The specific items Johnson said he thinks should have been documented by police more closely include:
Whether there was blood on the portion of Dudley’s gun that would be covered by a holster, showing whether he took it out of the holster. That could confirm Taggart’s claim that he saw Dudley waving an object that looked like a gun.
Whether there was a bullet chambered in Dudley’s gun, which could show he was prepared to take a shot.

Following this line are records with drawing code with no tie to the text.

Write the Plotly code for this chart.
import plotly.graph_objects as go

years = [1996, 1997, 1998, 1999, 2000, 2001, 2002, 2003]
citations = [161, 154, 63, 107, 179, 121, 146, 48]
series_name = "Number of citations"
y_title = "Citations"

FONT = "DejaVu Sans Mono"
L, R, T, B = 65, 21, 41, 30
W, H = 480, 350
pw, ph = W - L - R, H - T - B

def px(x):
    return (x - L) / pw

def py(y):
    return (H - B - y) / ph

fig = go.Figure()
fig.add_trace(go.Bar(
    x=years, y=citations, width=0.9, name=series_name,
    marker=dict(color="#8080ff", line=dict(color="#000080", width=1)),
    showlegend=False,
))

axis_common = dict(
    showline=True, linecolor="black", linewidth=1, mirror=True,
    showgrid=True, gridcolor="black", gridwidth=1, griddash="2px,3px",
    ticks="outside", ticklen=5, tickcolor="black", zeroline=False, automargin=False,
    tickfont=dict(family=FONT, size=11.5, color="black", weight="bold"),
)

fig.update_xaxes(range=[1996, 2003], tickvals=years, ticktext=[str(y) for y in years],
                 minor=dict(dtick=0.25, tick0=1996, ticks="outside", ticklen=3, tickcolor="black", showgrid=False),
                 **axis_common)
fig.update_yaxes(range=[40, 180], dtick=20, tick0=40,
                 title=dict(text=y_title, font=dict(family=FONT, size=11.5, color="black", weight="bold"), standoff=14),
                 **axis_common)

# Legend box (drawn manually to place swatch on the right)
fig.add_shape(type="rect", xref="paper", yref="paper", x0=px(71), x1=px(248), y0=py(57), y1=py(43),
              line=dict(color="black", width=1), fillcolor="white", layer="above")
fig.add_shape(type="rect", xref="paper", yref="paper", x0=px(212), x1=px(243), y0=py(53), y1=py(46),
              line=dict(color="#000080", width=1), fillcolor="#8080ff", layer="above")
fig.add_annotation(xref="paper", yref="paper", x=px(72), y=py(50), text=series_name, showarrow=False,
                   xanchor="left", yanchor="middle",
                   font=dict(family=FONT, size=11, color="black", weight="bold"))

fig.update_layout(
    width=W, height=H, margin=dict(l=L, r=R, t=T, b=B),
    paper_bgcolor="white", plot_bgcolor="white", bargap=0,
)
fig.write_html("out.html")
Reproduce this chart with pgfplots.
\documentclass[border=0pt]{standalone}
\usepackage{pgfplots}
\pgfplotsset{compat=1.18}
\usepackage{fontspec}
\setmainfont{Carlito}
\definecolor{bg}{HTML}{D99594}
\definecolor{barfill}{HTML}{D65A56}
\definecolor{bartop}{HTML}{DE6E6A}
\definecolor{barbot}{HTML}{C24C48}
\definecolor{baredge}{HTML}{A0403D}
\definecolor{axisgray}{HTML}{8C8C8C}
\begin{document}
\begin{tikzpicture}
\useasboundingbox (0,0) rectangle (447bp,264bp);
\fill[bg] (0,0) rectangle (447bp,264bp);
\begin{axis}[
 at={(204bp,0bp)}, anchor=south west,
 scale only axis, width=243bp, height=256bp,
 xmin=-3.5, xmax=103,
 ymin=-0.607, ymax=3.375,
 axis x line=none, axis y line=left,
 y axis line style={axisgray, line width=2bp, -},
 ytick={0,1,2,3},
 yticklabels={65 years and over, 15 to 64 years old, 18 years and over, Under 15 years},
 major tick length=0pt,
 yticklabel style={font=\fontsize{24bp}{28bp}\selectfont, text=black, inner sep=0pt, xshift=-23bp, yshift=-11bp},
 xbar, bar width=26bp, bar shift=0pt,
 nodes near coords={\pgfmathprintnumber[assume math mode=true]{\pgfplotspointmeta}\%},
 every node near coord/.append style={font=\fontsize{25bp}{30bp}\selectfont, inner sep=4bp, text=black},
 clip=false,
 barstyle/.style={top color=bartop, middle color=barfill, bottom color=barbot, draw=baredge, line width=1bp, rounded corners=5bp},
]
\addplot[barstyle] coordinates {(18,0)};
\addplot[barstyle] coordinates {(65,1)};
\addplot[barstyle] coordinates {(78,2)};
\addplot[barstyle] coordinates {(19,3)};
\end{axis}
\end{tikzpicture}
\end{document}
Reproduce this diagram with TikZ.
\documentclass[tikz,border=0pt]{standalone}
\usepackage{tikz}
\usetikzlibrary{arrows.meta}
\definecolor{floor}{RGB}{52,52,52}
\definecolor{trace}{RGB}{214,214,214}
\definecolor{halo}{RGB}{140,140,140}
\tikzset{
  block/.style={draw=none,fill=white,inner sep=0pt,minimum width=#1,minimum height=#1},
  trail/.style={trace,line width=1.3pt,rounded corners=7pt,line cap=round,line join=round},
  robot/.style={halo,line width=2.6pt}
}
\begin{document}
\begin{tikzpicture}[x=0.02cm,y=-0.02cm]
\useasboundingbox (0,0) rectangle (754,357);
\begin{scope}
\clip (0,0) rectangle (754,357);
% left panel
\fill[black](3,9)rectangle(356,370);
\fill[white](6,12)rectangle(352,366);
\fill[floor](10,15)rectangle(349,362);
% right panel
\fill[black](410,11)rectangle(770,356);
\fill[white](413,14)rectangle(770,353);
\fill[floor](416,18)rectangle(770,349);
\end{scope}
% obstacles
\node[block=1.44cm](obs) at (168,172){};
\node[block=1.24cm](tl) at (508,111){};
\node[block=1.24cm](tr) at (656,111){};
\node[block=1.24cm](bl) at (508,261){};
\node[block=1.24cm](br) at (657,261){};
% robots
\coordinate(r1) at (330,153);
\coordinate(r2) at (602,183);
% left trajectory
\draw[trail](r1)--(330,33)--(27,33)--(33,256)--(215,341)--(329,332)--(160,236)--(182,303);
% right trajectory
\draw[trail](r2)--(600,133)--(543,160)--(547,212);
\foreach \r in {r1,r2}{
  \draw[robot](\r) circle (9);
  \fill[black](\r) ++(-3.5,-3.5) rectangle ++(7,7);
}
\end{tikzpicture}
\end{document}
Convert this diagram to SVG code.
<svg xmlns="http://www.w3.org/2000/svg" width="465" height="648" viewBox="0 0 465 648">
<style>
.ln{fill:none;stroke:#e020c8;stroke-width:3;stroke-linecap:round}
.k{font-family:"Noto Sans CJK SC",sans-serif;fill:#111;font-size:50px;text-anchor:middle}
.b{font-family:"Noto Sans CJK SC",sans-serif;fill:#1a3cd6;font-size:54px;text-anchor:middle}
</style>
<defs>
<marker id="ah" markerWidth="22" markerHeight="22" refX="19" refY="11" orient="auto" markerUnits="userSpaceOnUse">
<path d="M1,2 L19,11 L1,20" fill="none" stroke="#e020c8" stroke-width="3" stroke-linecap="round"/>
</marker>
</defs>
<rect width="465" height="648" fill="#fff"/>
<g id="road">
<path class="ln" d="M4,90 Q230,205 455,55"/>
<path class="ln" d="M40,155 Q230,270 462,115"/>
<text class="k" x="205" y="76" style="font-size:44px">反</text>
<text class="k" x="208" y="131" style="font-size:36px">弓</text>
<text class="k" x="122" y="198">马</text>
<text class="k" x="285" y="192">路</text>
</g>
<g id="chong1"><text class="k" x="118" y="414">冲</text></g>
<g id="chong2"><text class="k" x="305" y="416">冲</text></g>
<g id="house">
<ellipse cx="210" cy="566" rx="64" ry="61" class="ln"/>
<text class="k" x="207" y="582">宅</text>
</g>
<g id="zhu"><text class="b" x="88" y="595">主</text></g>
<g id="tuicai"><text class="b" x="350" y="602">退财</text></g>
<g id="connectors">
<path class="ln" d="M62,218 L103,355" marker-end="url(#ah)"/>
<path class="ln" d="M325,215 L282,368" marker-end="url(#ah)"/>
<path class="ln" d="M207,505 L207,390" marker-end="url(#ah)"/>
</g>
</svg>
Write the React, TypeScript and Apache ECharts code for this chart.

Johnson said Dudley reported that his typical practice is not to leave a bullet in the chamber of a gun.
Whether all of the bullets were in Dudley’s gun.
Location data from Dudley’s cell phone showing whether Dudley was on his way to Home Depot as he said, or whether he had circled a block to see the protest, which Johnson says one video may suggest.
Johnson argued that the police not collecting complete evidence should be grounds for Taggart’s case to be dismissed and asked for the charges against his client to be dropped.
“It was not for lack of resources that we did not collect and process this evidence forensically, it was lack of want,” Johnson argued.
He said police not only had the vehicle in their possession, they had permission from Dudley to analyze the vehicle, but they returned the phone and the keys quickly.
Without evidence to show that Dudley brandished a gun or was not completely honest about where he was driving, Johnson said the only way to get that evidence before a jury would be to have his client testify on the stand — making it almost necessary for Taggart to testify in his own trial and creating a “battle of believability.” However, he said if the evidence were processed correctly they could simply rely on the evidence.
“Those investigators spent 26 minutes processing the crime scene that … will play a heavy part in determining whether or not Mr. Taggart goes to prison for the rest of his life,” Johnson said.